GIVEN TASK »
Without including any images, repeat the data exactly.

↓

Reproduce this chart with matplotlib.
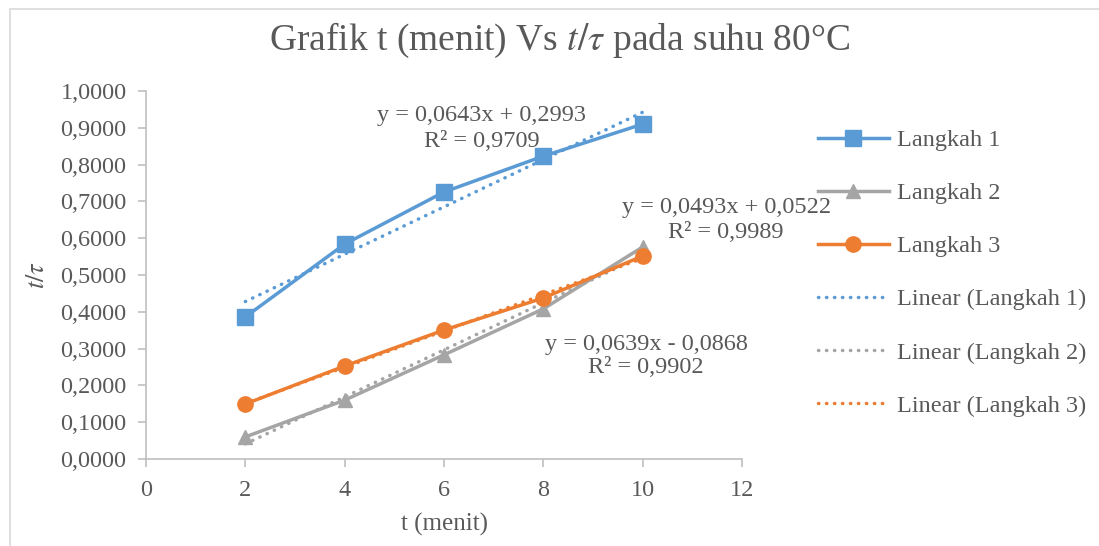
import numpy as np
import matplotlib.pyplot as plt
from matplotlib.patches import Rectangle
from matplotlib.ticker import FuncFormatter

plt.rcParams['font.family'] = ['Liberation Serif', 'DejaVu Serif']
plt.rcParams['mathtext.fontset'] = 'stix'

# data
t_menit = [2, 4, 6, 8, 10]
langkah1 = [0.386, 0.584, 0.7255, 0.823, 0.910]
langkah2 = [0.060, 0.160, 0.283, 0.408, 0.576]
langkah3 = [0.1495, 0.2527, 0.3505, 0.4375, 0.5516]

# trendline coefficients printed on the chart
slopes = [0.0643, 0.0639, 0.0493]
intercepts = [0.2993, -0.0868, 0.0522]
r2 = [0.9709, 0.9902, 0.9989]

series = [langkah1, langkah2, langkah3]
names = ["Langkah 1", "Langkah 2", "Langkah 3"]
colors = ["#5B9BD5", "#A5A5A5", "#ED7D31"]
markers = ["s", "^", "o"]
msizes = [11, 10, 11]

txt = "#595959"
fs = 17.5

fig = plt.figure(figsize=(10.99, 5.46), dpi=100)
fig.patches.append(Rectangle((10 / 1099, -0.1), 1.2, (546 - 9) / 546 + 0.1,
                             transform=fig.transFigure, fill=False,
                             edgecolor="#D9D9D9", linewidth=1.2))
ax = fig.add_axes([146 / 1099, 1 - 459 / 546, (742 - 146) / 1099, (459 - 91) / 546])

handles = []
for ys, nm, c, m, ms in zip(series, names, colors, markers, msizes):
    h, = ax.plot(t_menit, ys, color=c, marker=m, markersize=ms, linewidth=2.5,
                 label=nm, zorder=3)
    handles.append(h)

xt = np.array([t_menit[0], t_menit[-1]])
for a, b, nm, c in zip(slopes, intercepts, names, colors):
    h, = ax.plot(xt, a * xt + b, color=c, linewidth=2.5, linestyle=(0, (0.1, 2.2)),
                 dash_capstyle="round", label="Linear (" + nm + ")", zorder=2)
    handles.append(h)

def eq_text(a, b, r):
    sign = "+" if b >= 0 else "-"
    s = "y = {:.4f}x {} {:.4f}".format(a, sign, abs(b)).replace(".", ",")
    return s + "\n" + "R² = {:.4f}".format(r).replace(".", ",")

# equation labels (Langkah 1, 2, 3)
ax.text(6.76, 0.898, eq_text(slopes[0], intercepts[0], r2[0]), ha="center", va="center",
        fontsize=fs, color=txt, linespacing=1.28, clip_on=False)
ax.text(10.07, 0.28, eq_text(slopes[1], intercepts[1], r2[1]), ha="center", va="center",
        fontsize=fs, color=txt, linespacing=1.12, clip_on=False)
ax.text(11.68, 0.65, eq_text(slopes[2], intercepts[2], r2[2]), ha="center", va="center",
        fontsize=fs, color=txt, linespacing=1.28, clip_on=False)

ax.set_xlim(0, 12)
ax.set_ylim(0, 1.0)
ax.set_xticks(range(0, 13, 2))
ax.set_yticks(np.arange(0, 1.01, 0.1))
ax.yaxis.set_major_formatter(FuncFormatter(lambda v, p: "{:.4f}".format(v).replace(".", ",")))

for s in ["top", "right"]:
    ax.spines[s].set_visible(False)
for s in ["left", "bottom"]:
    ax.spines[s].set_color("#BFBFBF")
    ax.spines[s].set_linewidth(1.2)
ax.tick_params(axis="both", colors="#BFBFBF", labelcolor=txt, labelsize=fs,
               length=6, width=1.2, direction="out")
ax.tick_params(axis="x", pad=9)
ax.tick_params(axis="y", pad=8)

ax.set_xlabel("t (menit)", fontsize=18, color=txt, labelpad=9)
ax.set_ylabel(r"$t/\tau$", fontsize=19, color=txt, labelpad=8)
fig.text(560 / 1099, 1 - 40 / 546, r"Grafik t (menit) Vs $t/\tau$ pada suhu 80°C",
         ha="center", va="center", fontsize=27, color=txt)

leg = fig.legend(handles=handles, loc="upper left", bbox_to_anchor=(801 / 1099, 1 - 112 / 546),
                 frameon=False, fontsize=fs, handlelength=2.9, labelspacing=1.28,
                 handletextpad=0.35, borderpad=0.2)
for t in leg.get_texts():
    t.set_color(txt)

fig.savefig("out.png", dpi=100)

↑

EXERCISE OUTPUT »
Reproduce this chart with matplotlib.
import numpy as np
import matplotlib.pyplot as plt
from matplotlib.patches import Rectangle
from matplotlib.ticker import FuncFormatter

plt.rcParams['font.family'] = ['Liberation Serif', 'DejaVu Serif']
plt.rcParams['mathtext.fontset'] = 'stix'

# data
t_menit = [2, 4, 6, 8, 10]
langkah1 = [0.386, 0.584, 0.7255, 0.823, 0.910]
langkah2 = [0.060, 0.160, 0.283, 0.408, 0.576]
langkah3 = [0.1495, 0.2527, 0.3505, 0.4375, 0.5516]

# trendline coefficients printed on the chart
slopes = [0.0643, 0.0639, 0.0493]
intercepts = [0.2993, -0.0868, 0.0522]
r2 = [0.9709, 0.9902, 0.9989]

series = [langkah1, langkah2, langkah3]
names = ["Langkah 1", "Langkah 2", "Langkah 3"]
colors = ["#5B9BD5", "#A5A5A5", "#ED7D31"]
markers = ["s", "^", "o"]
msizes = [11, 10, 11]

txt = "#595959"
fs = 17.5

fig = plt.figure(figsize=(10.99, 5.46), dpi=100)
fig.patches.append(Rectangle((10 / 1099, -0.1), 1.2, (546 - 9) / 546 + 0.1,
                             transform=fig.transFigure, fill=False,
                             edgecolor="#D9D9D9", linewidth=1.2))
ax = fig.add_axes([146 / 1099, 1 - 459 / 546, (742 - 146) / 1099, (459 - 91) / 546])

handles = []
for ys, nm, c, m, ms in zip(series, names, colors, markers, msizes):
    h, = ax.plot(t_menit, ys, color=c, marker=m, markersize=ms, linewidth=2.5,
                 label=nm, zorder=3)
    handles.append(h)

xt = np.array([t_menit[0], t_menit[-1]])
for a, b, nm, c in zip(slopes, intercepts, names, colors):
    h, = ax.plot(xt, a * xt + b, color=c, linewidth=2.5, linestyle=(0, (0.1, 2.2)),
                 dash_capstyle="round", label="Linear (" + nm + ")", zorder=2)
    handles.append(h)

def eq_text(a, b, r):
    sign = "+" if b >= 0 else "-"
    s = "y = {:.4f}x {} {:.4f}".format(a, sign, abs(b)).replace(".", ",")
    return s + "\n" + "R² = {:.4f}".format(r).replace(".", ",")

# equation labels (Langkah 1, 2, 3)
ax.text(6.76, 0.898, eq_text(slopes[0], intercepts[0], r2[0]), ha="center", va="center",
        fontsize=fs, color=txt, linespacing=1.28, clip_on=False)
ax.text(10.07, 0.28, eq_text(slopes[1], intercepts[1], r2[1]), ha="center", va="center",
        fontsize=fs, color=txt, linespacing=1.12, clip_on=False)
ax.text(11.68, 0.65, eq_text(slopes[2], intercepts[2], r2[2]), ha="center", va="center",
        fontsize=fs, color=txt, linespacing=1.28, clip_on=False)

ax.set_xlim(0, 12)
ax.set_ylim(0, 1.0)
ax.set_xticks(range(0, 13, 2))
ax.set_yticks(np.arange(0, 1.01, 0.1))
ax.yaxis.set_major_formatter(FuncFormatter(lambda v, p: "{:.4f}".format(v).replace(".", ",")))

for s in ["top", "right"]:
    ax.spines[s].set_visible(False)
for s in ["left", "bottom"]:
    ax.spines[s].set_color("#BFBFBF")
    ax.spines[s].set_linewidth(1.2)
ax.tick_params(axis="both", colors="#BFBFBF", labelcolor=txt, labelsize=fs,
               length=6, width=1.2, direction="out")
ax.tick_params(axis="x", pad=9)
ax.tick_params(axis="y", pad=8)

ax.set_xlabel("t (menit)", fontsize=18, color=txt, labelpad=9)
ax.set_ylabel(r"$t/\tau$", fontsize=19, color=txt, labelpad=8)
fig.text(560 / 1099, 1 - 40 / 546, r"Grafik t (menit) Vs $t/\tau$ pada suhu 80°C",
         ha="center", va="center", fontsize=27, color=txt)

leg = fig.legend(handles=handles, loc="upper left", bbox_to_anchor=(801 / 1099, 1 - 112 / 546),
                 frameon=False, fontsize=fs, handlelength=2.9, labelspacing=1.28,
                 handletextpad=0.35, borderpad=0.2)
for t in leg.get_texts():
    t.set_color(txt)

fig.savefig("out.png", dpi=100)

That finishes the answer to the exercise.